**Task to carry out**
Pull out every line containing the string "matplotlib".

**Input data**
********************
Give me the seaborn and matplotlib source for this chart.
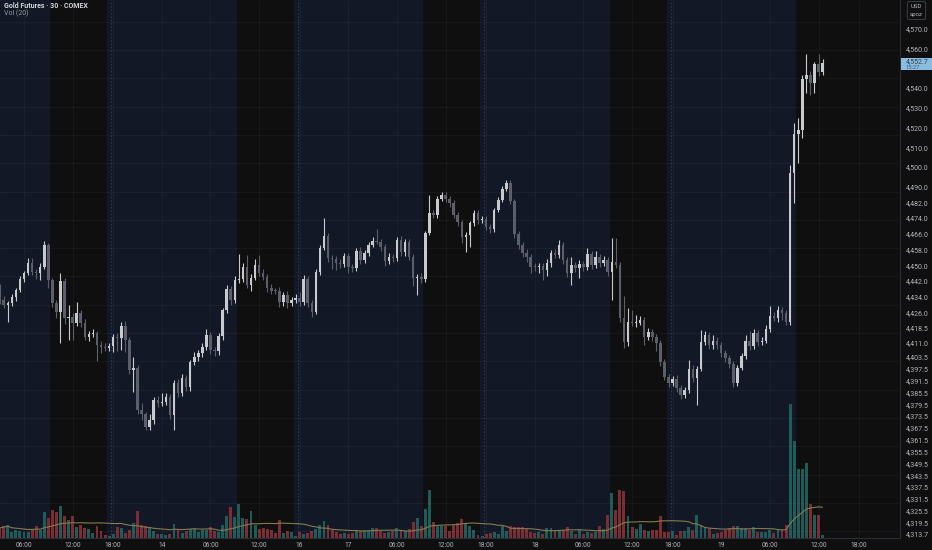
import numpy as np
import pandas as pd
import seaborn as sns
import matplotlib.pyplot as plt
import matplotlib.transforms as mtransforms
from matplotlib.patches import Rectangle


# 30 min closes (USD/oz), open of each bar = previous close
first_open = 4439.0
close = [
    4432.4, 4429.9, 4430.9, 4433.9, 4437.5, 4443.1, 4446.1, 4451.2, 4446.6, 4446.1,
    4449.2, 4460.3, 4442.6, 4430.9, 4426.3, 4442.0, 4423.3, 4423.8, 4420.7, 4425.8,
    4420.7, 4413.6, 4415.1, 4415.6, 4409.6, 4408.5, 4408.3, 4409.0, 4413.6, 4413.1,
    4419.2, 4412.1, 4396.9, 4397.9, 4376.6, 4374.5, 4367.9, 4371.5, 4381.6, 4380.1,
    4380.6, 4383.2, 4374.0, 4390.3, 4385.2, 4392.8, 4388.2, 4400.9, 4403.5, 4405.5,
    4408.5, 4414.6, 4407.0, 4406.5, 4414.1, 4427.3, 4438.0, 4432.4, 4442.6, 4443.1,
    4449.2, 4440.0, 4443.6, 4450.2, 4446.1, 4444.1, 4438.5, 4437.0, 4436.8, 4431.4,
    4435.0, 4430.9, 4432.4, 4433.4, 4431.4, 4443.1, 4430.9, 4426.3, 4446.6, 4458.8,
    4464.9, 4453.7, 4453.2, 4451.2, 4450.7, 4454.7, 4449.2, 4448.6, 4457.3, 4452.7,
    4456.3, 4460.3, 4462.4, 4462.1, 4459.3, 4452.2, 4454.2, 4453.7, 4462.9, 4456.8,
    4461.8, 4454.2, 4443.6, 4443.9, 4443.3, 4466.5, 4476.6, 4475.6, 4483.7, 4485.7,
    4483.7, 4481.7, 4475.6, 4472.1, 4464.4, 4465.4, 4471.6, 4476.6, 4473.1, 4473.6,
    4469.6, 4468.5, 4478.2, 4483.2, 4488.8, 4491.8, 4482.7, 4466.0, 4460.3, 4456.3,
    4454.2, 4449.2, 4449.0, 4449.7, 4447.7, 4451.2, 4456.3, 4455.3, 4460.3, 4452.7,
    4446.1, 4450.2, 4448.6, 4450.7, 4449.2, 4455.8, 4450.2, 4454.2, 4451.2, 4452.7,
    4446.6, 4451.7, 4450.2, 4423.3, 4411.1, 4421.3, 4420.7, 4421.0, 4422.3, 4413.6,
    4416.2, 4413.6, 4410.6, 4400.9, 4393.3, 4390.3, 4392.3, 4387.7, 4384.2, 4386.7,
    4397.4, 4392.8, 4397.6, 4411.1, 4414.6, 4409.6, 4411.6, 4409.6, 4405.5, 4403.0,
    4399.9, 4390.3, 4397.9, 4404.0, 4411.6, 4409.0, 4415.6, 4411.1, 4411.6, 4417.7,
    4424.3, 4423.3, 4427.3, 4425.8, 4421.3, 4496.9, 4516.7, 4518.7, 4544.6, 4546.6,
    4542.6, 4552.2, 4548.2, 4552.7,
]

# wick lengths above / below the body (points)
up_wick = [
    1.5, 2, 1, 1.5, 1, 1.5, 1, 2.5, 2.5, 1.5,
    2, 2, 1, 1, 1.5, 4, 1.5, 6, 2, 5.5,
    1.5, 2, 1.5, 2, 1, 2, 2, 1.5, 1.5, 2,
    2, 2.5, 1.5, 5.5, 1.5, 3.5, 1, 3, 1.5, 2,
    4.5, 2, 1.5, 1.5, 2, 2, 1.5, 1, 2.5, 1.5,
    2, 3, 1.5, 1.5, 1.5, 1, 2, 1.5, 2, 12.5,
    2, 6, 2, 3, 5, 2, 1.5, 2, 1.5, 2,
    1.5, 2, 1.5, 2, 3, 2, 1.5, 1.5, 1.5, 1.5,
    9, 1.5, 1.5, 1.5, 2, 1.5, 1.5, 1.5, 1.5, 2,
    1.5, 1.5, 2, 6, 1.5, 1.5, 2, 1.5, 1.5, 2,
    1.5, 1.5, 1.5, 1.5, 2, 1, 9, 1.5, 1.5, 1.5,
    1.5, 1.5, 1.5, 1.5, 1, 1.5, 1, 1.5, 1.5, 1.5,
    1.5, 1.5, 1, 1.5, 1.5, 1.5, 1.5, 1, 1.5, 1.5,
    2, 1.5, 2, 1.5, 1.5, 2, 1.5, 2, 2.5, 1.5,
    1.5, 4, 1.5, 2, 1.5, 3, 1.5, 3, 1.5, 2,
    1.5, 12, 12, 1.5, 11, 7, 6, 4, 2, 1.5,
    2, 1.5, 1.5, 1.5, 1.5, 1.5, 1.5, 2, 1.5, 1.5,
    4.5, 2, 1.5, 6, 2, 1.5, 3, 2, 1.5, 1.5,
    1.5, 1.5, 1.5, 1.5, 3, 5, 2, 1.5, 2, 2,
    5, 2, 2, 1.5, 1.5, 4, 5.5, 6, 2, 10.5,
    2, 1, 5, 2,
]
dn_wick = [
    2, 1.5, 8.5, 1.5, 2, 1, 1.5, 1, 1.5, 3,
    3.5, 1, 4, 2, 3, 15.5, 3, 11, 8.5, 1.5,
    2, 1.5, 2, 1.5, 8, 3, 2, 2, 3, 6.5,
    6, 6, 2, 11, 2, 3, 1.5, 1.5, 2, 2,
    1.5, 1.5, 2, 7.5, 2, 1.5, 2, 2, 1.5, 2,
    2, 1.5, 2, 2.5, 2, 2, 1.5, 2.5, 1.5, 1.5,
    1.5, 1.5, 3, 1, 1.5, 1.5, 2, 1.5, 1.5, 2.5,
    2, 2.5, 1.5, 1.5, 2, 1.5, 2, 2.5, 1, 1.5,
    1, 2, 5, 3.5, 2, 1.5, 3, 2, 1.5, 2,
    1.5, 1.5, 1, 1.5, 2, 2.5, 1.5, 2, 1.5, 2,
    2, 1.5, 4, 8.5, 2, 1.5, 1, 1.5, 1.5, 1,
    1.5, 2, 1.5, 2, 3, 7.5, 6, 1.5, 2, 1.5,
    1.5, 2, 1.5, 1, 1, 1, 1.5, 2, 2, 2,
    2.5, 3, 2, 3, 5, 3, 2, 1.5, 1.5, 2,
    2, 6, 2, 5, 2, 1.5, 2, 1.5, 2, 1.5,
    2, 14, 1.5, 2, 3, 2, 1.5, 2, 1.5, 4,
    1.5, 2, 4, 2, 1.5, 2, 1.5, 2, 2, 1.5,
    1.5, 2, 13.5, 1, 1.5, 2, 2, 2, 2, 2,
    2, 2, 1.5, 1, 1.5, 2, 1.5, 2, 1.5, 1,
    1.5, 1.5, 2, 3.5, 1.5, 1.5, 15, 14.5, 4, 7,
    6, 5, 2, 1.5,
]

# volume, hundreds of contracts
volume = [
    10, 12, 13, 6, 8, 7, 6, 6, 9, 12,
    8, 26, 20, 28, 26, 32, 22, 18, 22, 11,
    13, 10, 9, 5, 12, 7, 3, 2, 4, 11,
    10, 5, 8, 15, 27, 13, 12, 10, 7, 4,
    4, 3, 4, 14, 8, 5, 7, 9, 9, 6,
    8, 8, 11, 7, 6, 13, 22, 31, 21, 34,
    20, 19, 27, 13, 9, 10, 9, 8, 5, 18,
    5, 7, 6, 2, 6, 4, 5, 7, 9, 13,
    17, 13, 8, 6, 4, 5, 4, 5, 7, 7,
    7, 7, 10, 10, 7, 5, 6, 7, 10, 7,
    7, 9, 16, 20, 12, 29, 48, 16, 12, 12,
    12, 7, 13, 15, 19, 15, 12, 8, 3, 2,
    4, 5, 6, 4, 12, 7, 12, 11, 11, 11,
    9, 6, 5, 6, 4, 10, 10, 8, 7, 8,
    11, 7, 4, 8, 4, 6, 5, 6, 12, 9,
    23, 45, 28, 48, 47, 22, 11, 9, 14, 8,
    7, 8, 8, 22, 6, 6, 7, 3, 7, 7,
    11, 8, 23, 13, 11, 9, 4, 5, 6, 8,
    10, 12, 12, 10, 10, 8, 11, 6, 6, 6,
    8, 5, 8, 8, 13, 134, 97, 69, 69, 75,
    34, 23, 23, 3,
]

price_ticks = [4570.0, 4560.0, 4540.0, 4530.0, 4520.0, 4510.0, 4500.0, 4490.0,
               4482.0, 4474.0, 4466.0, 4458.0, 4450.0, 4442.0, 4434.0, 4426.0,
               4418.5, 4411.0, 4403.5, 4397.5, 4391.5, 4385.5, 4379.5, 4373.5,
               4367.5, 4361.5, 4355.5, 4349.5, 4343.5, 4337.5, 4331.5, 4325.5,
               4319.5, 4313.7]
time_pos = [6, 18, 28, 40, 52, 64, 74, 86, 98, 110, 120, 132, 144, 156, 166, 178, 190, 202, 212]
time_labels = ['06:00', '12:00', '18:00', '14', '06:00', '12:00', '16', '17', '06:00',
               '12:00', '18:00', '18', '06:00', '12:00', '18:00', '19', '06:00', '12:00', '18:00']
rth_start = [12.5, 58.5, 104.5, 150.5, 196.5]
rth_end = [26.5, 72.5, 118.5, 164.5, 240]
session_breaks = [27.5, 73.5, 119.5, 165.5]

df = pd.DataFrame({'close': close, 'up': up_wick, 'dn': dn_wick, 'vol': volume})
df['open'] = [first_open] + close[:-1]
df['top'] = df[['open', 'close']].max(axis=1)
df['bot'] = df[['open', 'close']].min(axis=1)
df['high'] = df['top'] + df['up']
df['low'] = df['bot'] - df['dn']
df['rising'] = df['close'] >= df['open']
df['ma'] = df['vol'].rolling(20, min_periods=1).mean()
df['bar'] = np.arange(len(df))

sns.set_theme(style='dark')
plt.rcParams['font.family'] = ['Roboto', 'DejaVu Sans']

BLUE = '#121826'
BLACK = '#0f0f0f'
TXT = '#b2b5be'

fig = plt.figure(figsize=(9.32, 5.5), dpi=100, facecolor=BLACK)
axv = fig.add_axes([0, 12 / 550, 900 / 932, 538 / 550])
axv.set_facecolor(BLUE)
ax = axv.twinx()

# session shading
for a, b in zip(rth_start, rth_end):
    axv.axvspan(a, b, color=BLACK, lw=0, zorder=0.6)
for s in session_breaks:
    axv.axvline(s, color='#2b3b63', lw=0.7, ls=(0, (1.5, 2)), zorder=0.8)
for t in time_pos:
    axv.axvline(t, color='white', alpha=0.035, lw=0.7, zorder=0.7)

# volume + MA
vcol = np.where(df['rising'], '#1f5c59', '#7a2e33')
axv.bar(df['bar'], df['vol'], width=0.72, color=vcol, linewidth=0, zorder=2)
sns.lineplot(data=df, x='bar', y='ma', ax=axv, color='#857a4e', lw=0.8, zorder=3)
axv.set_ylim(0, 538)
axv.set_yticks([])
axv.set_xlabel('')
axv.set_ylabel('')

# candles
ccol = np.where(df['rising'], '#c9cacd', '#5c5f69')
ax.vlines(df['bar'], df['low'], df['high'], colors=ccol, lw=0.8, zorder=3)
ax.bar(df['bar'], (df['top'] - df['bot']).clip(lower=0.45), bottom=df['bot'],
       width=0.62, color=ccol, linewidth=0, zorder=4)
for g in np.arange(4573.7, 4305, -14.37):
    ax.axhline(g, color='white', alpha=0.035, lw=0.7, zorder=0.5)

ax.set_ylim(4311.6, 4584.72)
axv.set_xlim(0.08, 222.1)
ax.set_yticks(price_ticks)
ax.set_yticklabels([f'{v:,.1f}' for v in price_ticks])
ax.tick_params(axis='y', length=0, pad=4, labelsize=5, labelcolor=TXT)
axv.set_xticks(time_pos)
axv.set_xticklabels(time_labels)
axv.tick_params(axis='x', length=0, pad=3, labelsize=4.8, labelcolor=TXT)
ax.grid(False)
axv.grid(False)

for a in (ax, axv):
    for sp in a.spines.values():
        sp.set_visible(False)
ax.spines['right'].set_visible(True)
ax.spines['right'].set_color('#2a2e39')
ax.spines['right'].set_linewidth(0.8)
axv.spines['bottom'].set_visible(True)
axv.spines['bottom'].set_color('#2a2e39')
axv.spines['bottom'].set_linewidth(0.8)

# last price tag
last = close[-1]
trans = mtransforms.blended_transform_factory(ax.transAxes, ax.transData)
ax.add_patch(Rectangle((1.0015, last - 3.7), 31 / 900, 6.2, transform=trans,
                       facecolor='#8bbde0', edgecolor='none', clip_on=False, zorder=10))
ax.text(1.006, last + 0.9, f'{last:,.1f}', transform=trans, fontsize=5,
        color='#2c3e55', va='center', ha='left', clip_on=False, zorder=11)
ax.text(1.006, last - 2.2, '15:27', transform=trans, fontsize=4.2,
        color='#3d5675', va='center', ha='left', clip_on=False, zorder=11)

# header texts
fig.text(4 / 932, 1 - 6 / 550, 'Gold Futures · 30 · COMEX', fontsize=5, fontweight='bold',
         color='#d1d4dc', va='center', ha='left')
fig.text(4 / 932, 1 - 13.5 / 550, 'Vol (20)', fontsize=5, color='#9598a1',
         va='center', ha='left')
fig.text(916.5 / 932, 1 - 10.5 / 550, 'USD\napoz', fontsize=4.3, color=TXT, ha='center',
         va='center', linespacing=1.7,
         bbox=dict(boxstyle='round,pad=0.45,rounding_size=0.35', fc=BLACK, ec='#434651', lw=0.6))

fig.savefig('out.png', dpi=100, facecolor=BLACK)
********************
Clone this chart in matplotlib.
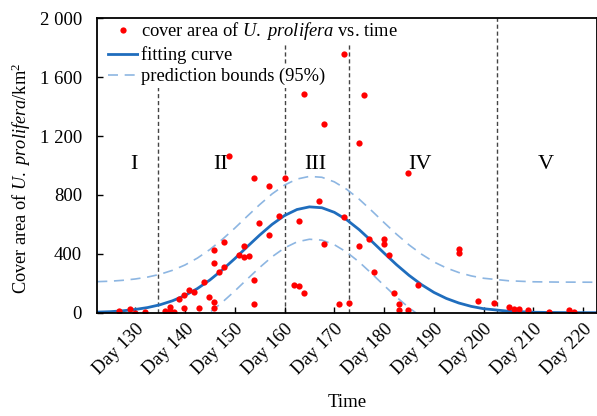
********************
**The reply**
Give me the seaborn and matplotlib source for this chart.
import matplotlib.pyplot as plt
import matplotlib.transforms as mtransforms
from matplotlib.patches import Rectangle
Clone this chart in matplotlib.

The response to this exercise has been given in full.